Answer:
The time interval is [tex]t = 5.48 *10^{-3} \ s[/tex]
Explanation:
From the question we are told that
The length of the string is [tex]l = 3.00 \ m[/tex]
The mass of the string is [tex]m = 5.00 \ g = 5.0 *10^{-3}\ kg[/tex]
The tension on the string is [tex]T = 500 \ N[/tex]
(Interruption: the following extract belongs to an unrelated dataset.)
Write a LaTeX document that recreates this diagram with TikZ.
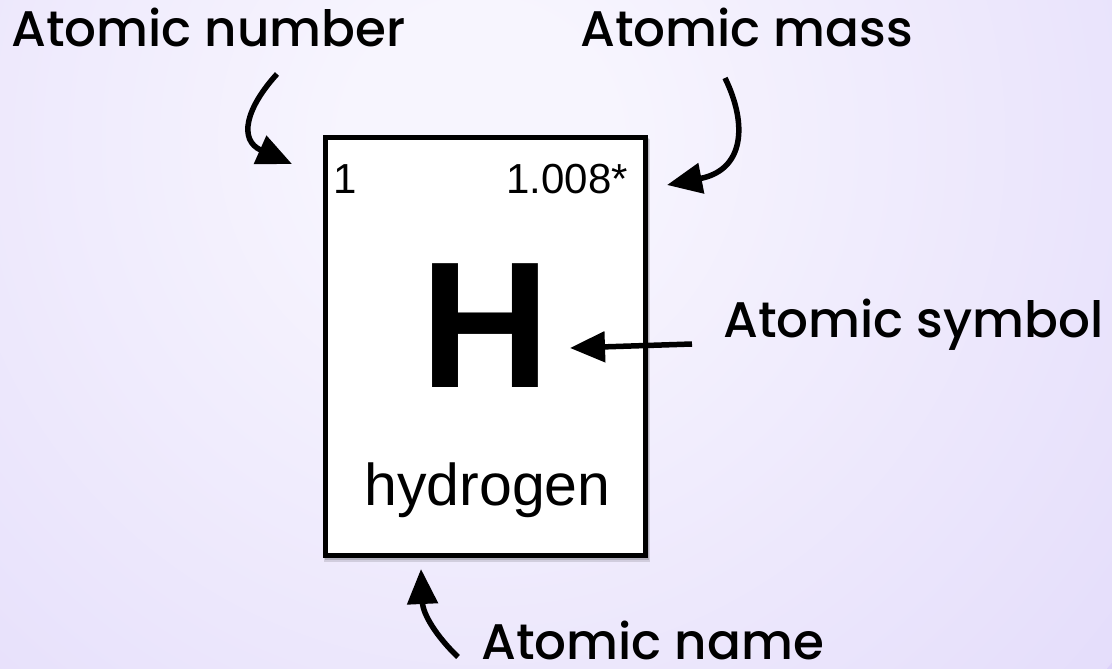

The velocity of the pulse is mathematically represented as
[tex]v = \sqrt{ \frac{T}{\mu } }[/tex]
Where [tex]\mu[/tex] is the linear density which is mathematically evaluated as
[tex]\mu = \frac{m}{l}[/tex]
substituting values
[tex]\mu = \frac{5.0 *10^{-3}}{3}[/tex]
[tex]\mu = 1.67 *10^{-3} \ kg /m[/tex]
Thus
[tex]v = \sqrt{\frac{500}{1.67 *10^{-3}} }[/tex]
[tex]v = 547.7 m/s[/tex]
The time taken is evaluated as
[tex]t = \frac{d}{v}[/tex]
substituting values
[tex]t = \frac{3}{547.7}[/tex]
[tex]t = 5.48 *10^{-3} \ s[/tex]